Can you print the data exactly and leave out each image?

DATASET EXTRACT

========

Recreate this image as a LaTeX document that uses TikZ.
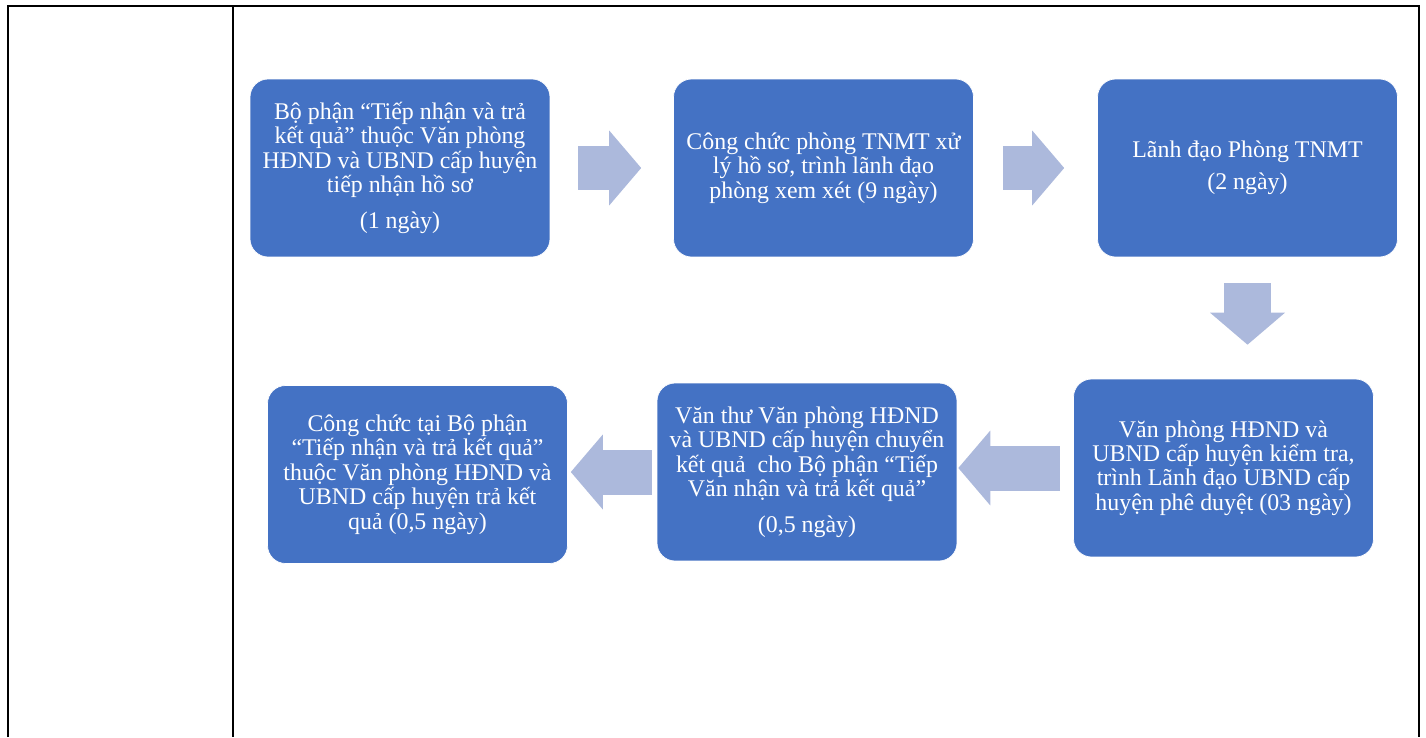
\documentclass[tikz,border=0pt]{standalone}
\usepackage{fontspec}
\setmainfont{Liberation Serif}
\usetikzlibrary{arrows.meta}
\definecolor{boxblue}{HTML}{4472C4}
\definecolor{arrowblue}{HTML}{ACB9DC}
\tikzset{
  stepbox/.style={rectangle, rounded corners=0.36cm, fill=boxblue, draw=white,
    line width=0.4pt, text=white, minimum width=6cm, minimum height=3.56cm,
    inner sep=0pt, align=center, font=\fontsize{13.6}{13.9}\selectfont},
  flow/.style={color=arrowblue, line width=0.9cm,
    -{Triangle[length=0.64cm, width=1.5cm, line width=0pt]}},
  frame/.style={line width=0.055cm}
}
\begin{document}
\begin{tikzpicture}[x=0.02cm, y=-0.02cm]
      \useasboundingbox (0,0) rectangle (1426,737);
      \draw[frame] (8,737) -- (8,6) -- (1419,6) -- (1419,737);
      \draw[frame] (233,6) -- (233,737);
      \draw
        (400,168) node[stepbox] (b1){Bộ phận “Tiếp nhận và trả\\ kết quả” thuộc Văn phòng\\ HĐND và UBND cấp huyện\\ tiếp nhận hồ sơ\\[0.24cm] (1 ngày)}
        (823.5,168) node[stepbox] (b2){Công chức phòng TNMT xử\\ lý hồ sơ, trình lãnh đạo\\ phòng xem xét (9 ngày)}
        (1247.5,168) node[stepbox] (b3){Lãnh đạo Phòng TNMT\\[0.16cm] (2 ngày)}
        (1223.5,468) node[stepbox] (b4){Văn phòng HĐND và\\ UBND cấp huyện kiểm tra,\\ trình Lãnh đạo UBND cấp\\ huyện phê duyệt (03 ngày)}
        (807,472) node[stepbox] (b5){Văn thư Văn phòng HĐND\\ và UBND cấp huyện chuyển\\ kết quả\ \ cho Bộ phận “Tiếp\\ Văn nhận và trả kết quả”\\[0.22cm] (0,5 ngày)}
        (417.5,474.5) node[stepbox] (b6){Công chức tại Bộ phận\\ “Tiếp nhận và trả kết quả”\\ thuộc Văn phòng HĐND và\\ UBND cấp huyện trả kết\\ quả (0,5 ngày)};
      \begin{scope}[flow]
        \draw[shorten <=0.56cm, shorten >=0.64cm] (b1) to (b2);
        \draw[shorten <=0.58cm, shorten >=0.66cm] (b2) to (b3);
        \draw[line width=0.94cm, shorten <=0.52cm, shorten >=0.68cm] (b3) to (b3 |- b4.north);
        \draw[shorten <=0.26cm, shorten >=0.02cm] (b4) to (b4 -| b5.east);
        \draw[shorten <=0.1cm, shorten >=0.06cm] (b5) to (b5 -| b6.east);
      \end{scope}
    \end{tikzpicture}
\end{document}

========

TASK RESULT
Recreate this image as a LaTeX document that uses TikZ.
\documentclass[tikz,border=0pt]{standalone}
\usepackage{fontspec}
\setmainfont{Liberation Serif}
\usetikzlibrary{arrows.meta}
\definecolor{boxblue}{HTML}{4472C4}
\definecolor{arrowblue}{HTML}{ACB9DC}
\tikzset{
  stepbox/.style={rectangle, rounded corners=0.36cm, fill=boxblue, draw=white,
    line width=0.4pt, text=white, minimum width=6cm, minimum height=3.56cm,
    inner sep=0pt, align=center, font=\fontsize{13.6}{13.9}\selectfont},
  flow/.style={color=arrowblue, line width=0.9cm,
    -{Triangle[length=0.64cm, width=1.5cm, line width=0pt]}},
  frame/.style={line width=0.055cm}
}
\begin{document}
\begin{tikzpicture}[x=0.02cm, y=-0.02cm]
      \useasboundingbox (0,0) rectangle (1426,737);
      \draw[frame] (8,737) -- (8,6) -- (1419,6) -- (1419,737);
      \draw[frame] (233,6) -- (233,737);
      \draw
        (400,168) node[stepbox] (b1){Bộ phận “Tiếp nhận và trả\\ kết quả” thuộc Văn phòng\\ HĐND và UBND cấp huyện\\ tiếp nhận hồ sơ\\[0.24cm] (1 ngày)}
        (823.5,168) node[stepbox] (b2){Công chức phòng TNMT xử\\ lý hồ sơ, trình lãnh đạo\\ phòng xem xét (9 ngày)}
        (1247.5,168) node[stepbox] (b3){Lãnh đạo Phòng TNMT\\[0.16cm] (2 ngày)}
        (1223.5,468) node[stepbox] (b4){Văn phòng HĐND và\\ UBND cấp huyện kiểm tra,\\ trình Lãnh đạo UBND cấp\\ huyện phê duyệt (03 ngày)}
        (807,472) node[stepbox] (b5){Văn thư Văn phòng HĐND\\ và UBND cấp huyện chuyển\\ kết quả\ \ cho Bộ phận “Tiếp\\ Văn nhận và trả kết quả”\\[0.22cm] (0,5 ngày)}
        (417.5,474.5) node[stepbox] (b6){Công chức tại Bộ phận\\ “Tiếp nhận và trả kết quả”\\ thuộc Văn phòng HĐND và\\ UBND cấp huyện trả kết\\ quả (0,5 ngày)};
      \begin{scope}[flow]
        \draw[shorten <=0.56cm, shorten >=0.64cm] (b1) to (b2);
        \draw[shorten <=0.58cm, shorten >=0.66cm] (b2) to (b3);
        \draw[line width=0.94cm, shorten <=0.52cm, shorten >=0.68cm] (b3) to (b3 |- b4.north);
        \draw[shorten <=0.26cm, shorten >=0.02cm] (b4) to (b4 -| b5.east);
        \draw[shorten <=0.1cm, shorten >=0.06cm] (b5) to (b5 -| b6.east);
      \end{scope}
    \end{tikzpicture}
\end{document}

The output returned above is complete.